Migration of the Monarch Butterflies

This weekend I walked out to head down to the lake and saw an orange butterfly near me, then another. I stopped to watch them both for a minute even putting my hand out just for a second or two to see if one of them might land and then a third showed up, then a fourth. All four, bright orange, beautiful. I don’t know what to think of it, I mean, I wonder, does God let souls who have passed visit us? Could they be angels? Or maybe just beautiful butterflies created by the master artist.

I often have experiences like this with birds. Last week I was working at the kitchen counter and for two days in a row I had feathered visitors. A bright red cardinal landed on the skinny ledge of my window pane, not the window sill, the inside of the window where there is barely 1/2″ of ledge and pecked on the window. I see cardinals all the time. This one stayed there for a bit; so unusual because I’ve NEVER seen a bird land there. The next day a woodpecker did the same thing, landing on the skinny little ledge, pecking on the window to get my attention. Again, maybe they just see their reflection in the window and it’s nothing, but I often wonder if the birds are angels watching over us.

There is a “bird story” in my book you’ll have to check out; one I have never been able to explain. Sidebar.. . . . . the book is in typesetting with my publisher now and I have ISBN numbers for both hard-cover and soft-cover. Once I approve the typesetting/page layout, we move into cover design, then marketing and production of samples, so I’d say Feb/Mar before we’re done.

I have a perspective of nature that I didn’t have before. It brings me to thoughts of God’s creation and I believe that is intentional. Nature reminds us of the amazing landscape God has created. He wants us to look at the trees and plants and animals and realize, it’s all been given to us.  He has given us a copy of Heaven on earth to remind us of our real home.

I had been doing some research for a trip we are planning to take to California just after Christmas and began reading about the monarch butterflies that migrate to Pismo Beach, CA in the winter. They have this genetic homing device and go to the SAME place every winter. It is pretty fascinating when you think about it, but here’s what’s even more fascinating . . . no butterfly makes the round trip. Although the migration does extend the life of a butterfly from something like 6 weeks to 6 months, the females lay eggs and future generations complete the migration. I think I read 4 generations are involved in an annual cycle. So, it’s not like the elders are teaching the young ones “this is where we go and this is how we get there”; they haven’t been taught, they just know. How could anyone say there is not a creator when you look at everything around you? It’s all too perfect in its design.

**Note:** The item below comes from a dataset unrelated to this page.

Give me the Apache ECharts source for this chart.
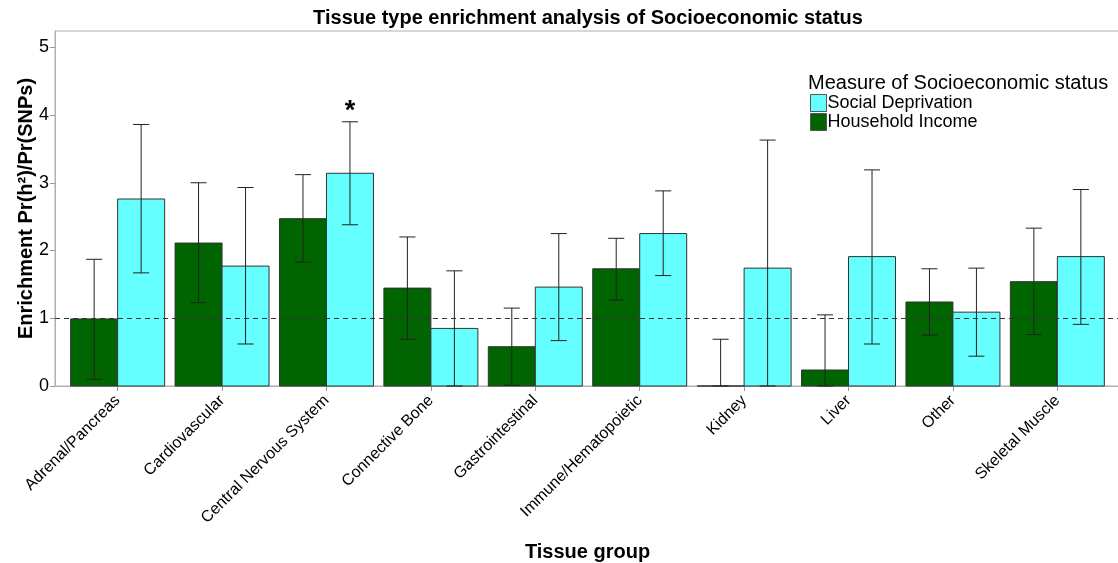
<!DOCTYPE html>
<html><head><meta charset="utf-8">
<script src="https://cdn.jsdelivr.net/npm/echarts@6/dist/echarts.min.js"></script>
<style>html,body{margin:0;padding:0;background:#fff;overflow:hidden}#c{width:1118px;height:563px}</style>
</head><body><div id="c"></div>
<script>
const categories = ['Adrenal/Pancreas','Cardiovascular','Central Nervous System','Connective Bone','Gastrointestinal','Immune/Hematopoietic','Kidney','Liver','Other','Skeletal Muscle'];
const incomeValues = [0.99, 2.11, 2.47, 1.445, 0.58, 1.73, 0, 0.236, 1.24, 1.54];
const incomeLower  = [0.10, 1.23, 1.83, 0.69, 0.01, 1.27, 0, 0, 0.75, 0.76];
const incomeUpper  = [1.87, 3.00, 3.12, 2.20, 1.15, 2.18, 0.69, 1.05, 1.73, 2.33];
const deprivationValues = [2.76, 1.77, 3.14, 0.85, 1.46, 2.25, 1.74, 1.91, 1.09, 1.91];
const deprivationLower  = [1.67, 0.62, 2.38, 0, 0.67, 1.63, 0, 0.62, 0.44, 0.91];
const deprivationUpper  = [3.86, 2.93, 3.90, 1.70, 2.25, 2.88, 3.63, 3.19, 1.74, 2.90];
const deprivationSignificance = ['', '', '*', '', '', '', '', '', '', ''];
const incomeSignificance = ['', '', '', '', '', '', '', '', '', ''];
const yTicks = [0, 1, 2, 3, 4, 5];
const categoryPositions = categories.map((c, i) => i + 1);
const referenceLine = 1;

const FONT = '"Liberation Sans", Arial, sans-serif';
const INCOME_COLOR = '#006400';
const DEPRIVATION_COLOR = '#66FFFF';

function makeSeries(name, side, vals, lo, hi, sig, color, extra) {
  return Object.assign({
    type: 'custom',
    name: name,
    coordinateSystem: 'cartesian2d',
    itemStyle: { color: color, borderColor: '#555', borderWidth: 1 },
    data: vals.map((v, i) => [categoryPositions[i], v, lo[i], hi[i]]),
    encode: { x: 0, y: [1, 2, 3] },
    z: side < 0 ? 2 : 3,
    renderItem: function (params, api) {
      const x = api.value(0), v = api.value(1), l = api.value(2), h = api.value(3);
      const unit = api.size([1, 0])[0];
      const bw = unit * 0.45;
      const base = api.coord([x, 0]);
      const cx = base[0] + side * bw / 2;
      const top = api.coord([x, v])[1];
      const yl = api.coord([x, l])[1];
      const yh = api.coord([x, h])[1];
      const cap = unit * 0.077;
      const children = [
        { type: 'rect', shape: { x: cx - bw / 2, y: top, width: bw, height: base[1] - top },
          style: { fill: color, stroke: '#333', lineWidth: 1 } },
        { type: 'line', shape: { x1: cx, y1: yl, x2: cx, y2: yh }, style: { stroke: '#222', lineWidth: 1 } },
        { type: 'line', shape: { x1: cx - cap, y1: yh, x2: cx + cap, y2: yh }, style: { stroke: '#222', lineWidth: 1 } },
        { type: 'line', shape: { x1: cx - cap, y1: yl, x2: cx + cap, y2: yl }, style: { stroke: '#222', lineWidth: 1 } }
      ];
      const s = sig[params.dataIndex];
      if (s) {
        children.push({ type: 'text', x: cx, y: yh + 3,
          style: { text: s, fill: '#000', font: 'bold 27px ' + FONT, align: 'center', verticalAlign: 'bottom' } });
      }
      return { type: 'group', children: children };
    }
  }, extra || {});
}

const chart = echarts.init(document.getElementById('c'), null, { renderer: 'canvas' });
chart.setOption({
  animation: false,
  backgroundColor: '#fff',
  title: [
    { text: 'Tissue type enrichment analysis of Socioeconomic status', left: 588, top: 8, textAlign: 'center', padding: 0,
      textStyle: { fontFamily: FONT, fontSize: 20, fontWeight: 'bold', color: '#000' } },
    { text: 'Measure of Socioeconomic status', left: 808, top: 73, padding: 0,
      textStyle: { fontFamily: FONT, fontSize: 20, fontWeight: 'normal', color: '#000' } }
  ],
  legend: {
    data: ['Social Deprivation', 'Household Income'],
    orient: 'vertical', left: 810, top: 94, itemWidth: 16, itemHeight: 17, itemGap: 1,
    icon: 'rect', padding: 0,
    textStyle: { fontFamily: FONT, fontSize: 18, color: '#000', padding: [0, 0, 0, -4] },
    itemStyle: { borderColor: '#555', borderWidth: 1 }
  },
  grid: { left: 55, top: 31, width: 1065, height: 355, show: true, borderColor: '#b0b0b0', borderWidth: 1,
    containLabel: false, outerBoundsMode: 'none' },
  xAxis: {
    type: 'value', min: 0.4, max: 10.6,
    name: 'Tissue group', nameLocation: 'middle', nameGap: 156,
    nameTextStyle: { fontFamily: FONT, fontSize: 20, fontWeight: 'bold', color: '#000' },
    axisLine: { show: true, lineStyle: { color: '#b0b0b0', width: 1 } },
    axisTick: { show: true, customValues: categoryPositions, length: 5, lineStyle: { color: '#999' } },
    axisLabel: { customValues: categoryPositions, rotate: 45, fontFamily: FONT, fontSize: 16, color: '#000', margin: 12,
      formatter: v => categories[Math.round(v) - 1] },
    splitLine: { show: false }
  },
  yAxis: {
    type: 'value', min: 0, max: 5.24,
    name: 'Enrichment Pr(h²)/Pr(SNPs)', nameLocation: 'middle', nameGap: 19, nameMoveOverlap: false,
    nameTextStyle: { fontFamily: FONT, fontSize: 20, fontWeight: 'bold', color: '#000' },
    axisLine: { show: true, lineStyle: { color: '#b0b0b0', width: 1 } },
    axisTick: { show: true, customValues: yTicks, length: 5, lineStyle: { color: '#999' } },
    axisLabel: { customValues: yTicks, fontFamily: FONT, fontSize: 18, color: '#000', margin: 6 },
    splitLine: { show: false }
  },
  series: [
    makeSeries('Household Income', -1, incomeValues, incomeLower, incomeUpper, incomeSignificance, INCOME_COLOR),
    makeSeries('Social Deprivation', 1, deprivationValues, deprivationLower, deprivationUpper, deprivationSignificance, DEPRIVATION_COLOR, {
      markLine: {
        silent: true, symbol: 'none', label: { show: false },
        lineStyle: { type: [5, 4], color: '#333', width: 1 },
        data: [{ yAxis: referenceLine }]
      }
    })
  ]
});
</script></body></html>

I feel much like these butterflies that just know where HOME is. God has imprinted it on my soul and I continually say “there is something much bigger going on here”. Although every single day is filled with anguish, I hang onto the hope of going home one day, where my belief in Jesus grants me an eternal life, where I will be under His protection, I will see Tristan, I will no longer be in pain. I’ve always believed Jesus was my savior and the reason I could be forgiven for my sin with repentance and still go to Heaven. I didn’t always think about Heaven like this. Sometimes God allows things to happen to open our eyes, like a father that disciplines for the good of His children. I read in Galatians 2 “I have been crucified with Christ yet I live no longer”. I wrote in the margin “the old me is dead”. Before Tristan died, my focus was always on the future. . . moving my career up the ladder to make more money to retire early, always planning out our future, the boys’ future. Now I try to focus more on today because today could be the last day.

Do the butterflies know? Do they know that in all their preparation to migrate to a warmer climate to save themselves and extend their life that they will not make it back to wherever it is they came from? Maybe they know they aren’t coming back and the only goal is to make it through the trip. Persevere, do whatever it takes, but just get through it.

Every trial and every hardship is placed in front of you for a reason and there is a lesson learned in getting through. I know there is something bigger going on here. I know God has allowed this in our lives to prepare us and to prepare you for the trip HOME.

What has happened has changed us. Our faith is deeper, our belief is stronger, our ultimate goal is crystal clear. The pain we feel will never go away. 630 days of emotional turmoil. And if you think I’m okay because it’s been almost 2 years, I’m not. I still cry almost every day, six out of seven days mostly. No one sees the worst of it. Many don’t even ask how I’m doing any more. Life just keeps moving at the same pace for everyone else, but our days go by in slow motion, painstakingly slow, and so we wait, we wait to go home, but we live out whatever it is God has planned for us, finding purpose in our pain. Please don’t wait. Don’t wait for something bad to happen to change you. Seek out God, go to church to hear the word of God, read the Bible, PRAY, sin less, serve more. Let God inhabit all our moments, gracing us through our thoughts, word and actions with one another until we are home.